DATA BLOCK:
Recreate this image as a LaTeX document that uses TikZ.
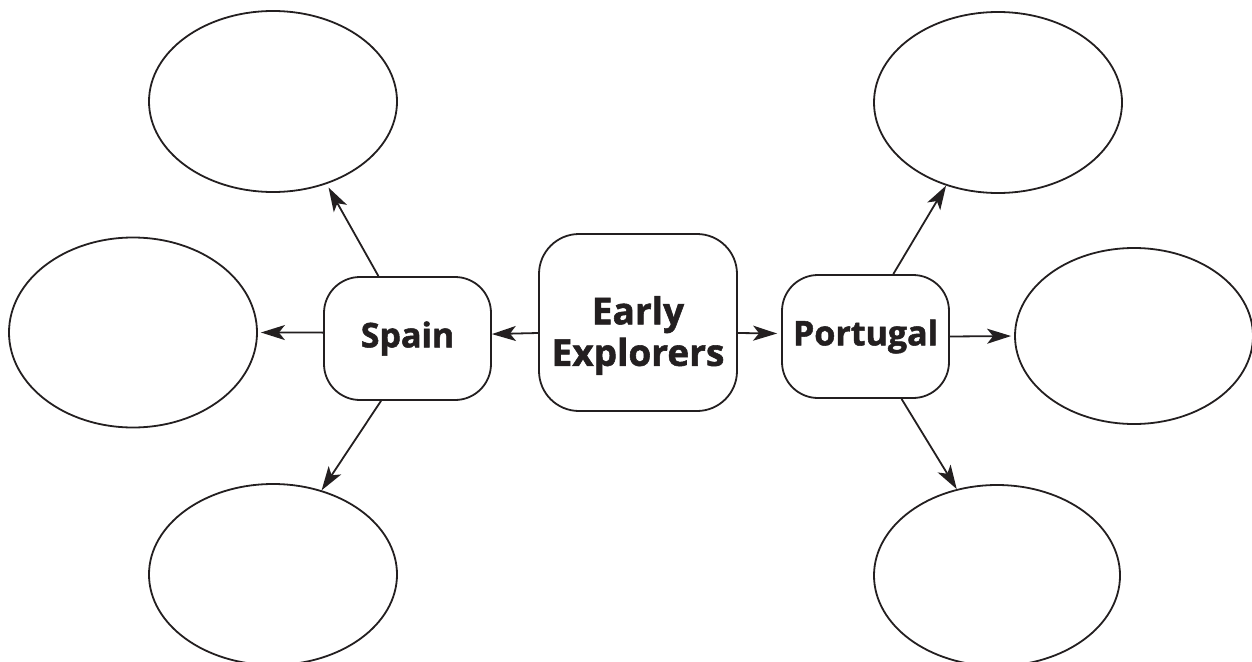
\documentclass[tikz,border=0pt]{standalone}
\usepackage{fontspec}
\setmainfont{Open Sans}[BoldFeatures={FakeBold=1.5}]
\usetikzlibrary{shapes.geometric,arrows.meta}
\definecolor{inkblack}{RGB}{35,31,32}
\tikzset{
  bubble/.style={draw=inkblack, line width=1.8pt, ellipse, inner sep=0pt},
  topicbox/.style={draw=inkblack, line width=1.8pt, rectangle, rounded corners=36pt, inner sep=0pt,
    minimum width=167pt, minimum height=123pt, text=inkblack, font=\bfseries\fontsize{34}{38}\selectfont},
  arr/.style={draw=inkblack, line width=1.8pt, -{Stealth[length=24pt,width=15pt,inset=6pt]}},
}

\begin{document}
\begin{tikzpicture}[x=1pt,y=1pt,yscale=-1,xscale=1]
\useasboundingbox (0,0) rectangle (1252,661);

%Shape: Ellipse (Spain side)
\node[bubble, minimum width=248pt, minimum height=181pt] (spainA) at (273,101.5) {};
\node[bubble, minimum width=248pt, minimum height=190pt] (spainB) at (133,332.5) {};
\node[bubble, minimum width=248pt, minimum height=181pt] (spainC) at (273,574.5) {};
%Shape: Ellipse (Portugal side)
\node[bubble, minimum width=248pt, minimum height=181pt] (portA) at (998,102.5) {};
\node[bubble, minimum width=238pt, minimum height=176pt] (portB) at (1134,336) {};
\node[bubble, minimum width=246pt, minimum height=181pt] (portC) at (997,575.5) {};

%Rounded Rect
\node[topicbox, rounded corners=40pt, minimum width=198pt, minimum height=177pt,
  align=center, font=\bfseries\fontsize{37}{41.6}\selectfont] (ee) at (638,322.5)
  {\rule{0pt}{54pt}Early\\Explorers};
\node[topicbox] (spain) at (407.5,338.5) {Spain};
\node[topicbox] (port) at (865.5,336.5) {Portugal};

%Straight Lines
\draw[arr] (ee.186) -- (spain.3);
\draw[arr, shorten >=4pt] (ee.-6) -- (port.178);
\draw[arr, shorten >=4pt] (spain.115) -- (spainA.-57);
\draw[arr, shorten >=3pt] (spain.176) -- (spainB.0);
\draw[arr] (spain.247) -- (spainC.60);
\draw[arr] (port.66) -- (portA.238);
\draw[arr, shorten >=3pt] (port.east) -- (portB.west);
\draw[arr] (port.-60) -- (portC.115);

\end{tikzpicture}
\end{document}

PROBLEM TO SOLVE: Copy the listing in full and without alteration, omitting every picture.

SOLUTION:
Recreate this image as a LaTeX document that uses TikZ.
\documentclass[tikz,border=0pt]{standalone}
\usepackage{fontspec}
\setmainfont{Open Sans}[BoldFeatures={FakeBold=1.5}]
\usetikzlibrary{shapes.geometric,arrows.meta}
\definecolor{inkblack}{RGB}{35,31,32}
\tikzset{
  bubble/.style={draw=inkblack, line width=1.8pt, ellipse, inner sep=0pt},
  topicbox/.style={draw=inkblack, line width=1.8pt, rectangle, rounded corners=36pt, inner sep=0pt,
    minimum width=167pt, minimum height=123pt, text=inkblack, font=\bfseries\fontsize{34}{38}\selectfont},
  arr/.style={draw=inkblack, line width=1.8pt, -{Stealth[length=24pt,width=15pt,inset=6pt]}},
}

\begin{document}
\begin{tikzpicture}[x=1pt,y=1pt,yscale=-1,xscale=1]
\useasboundingbox (0,0) rectangle (1252,661);

%Shape: Ellipse (Spain side)
\node[bubble, minimum width=248pt, minimum height=181pt] (spainA) at (273,101.5) {};
\node[bubble, minimum width=248pt, minimum height=190pt] (spainB) at (133,332.5) {};
\node[bubble, minimum width=248pt, minimum height=181pt] (spainC) at (273,574.5) {};
%Shape: Ellipse (Portugal side)
\node[bubble, minimum width=248pt, minimum height=181pt] (portA) at (998,102.5) {};
\node[bubble, minimum width=238pt, minimum height=176pt] (portB) at (1134,336) {};
\node[bubble, minimum width=246pt, minimum height=181pt] (portC) at (997,575.5) {};

%Rounded Rect
\node[topicbox, rounded corners=40pt, minimum width=198pt, minimum height=177pt,
  align=center, font=\bfseries\fontsize{37}{41.6}\selectfont] (ee) at (638,322.5)
  {\rule{0pt}{54pt}Early\\Explorers};
\node[topicbox] (spain) at (407.5,338.5) {Spain};
\node[topicbox] (port) at (865.5,336.5) {Portugal};

%Straight Lines
\draw[arr] (ee.186) -- (spain.3);
\draw[arr, shorten >=4pt] (ee.-6) -- (port.178);
\draw[arr, shorten >=4pt] (spain.115) -- (spainA.-57);
\draw[arr, shorten >=3pt] (spain.176) -- (spainB.0);
\draw[arr] (spain.247) -- (spainC.60);
\draw[arr] (port.66) -- (portA.238);
\draw[arr, shorten >=3pt] (port.east) -- (portB.west);
\draw[arr] (port.-60) -- (portC.115);

\end{tikzpicture}
\end{document}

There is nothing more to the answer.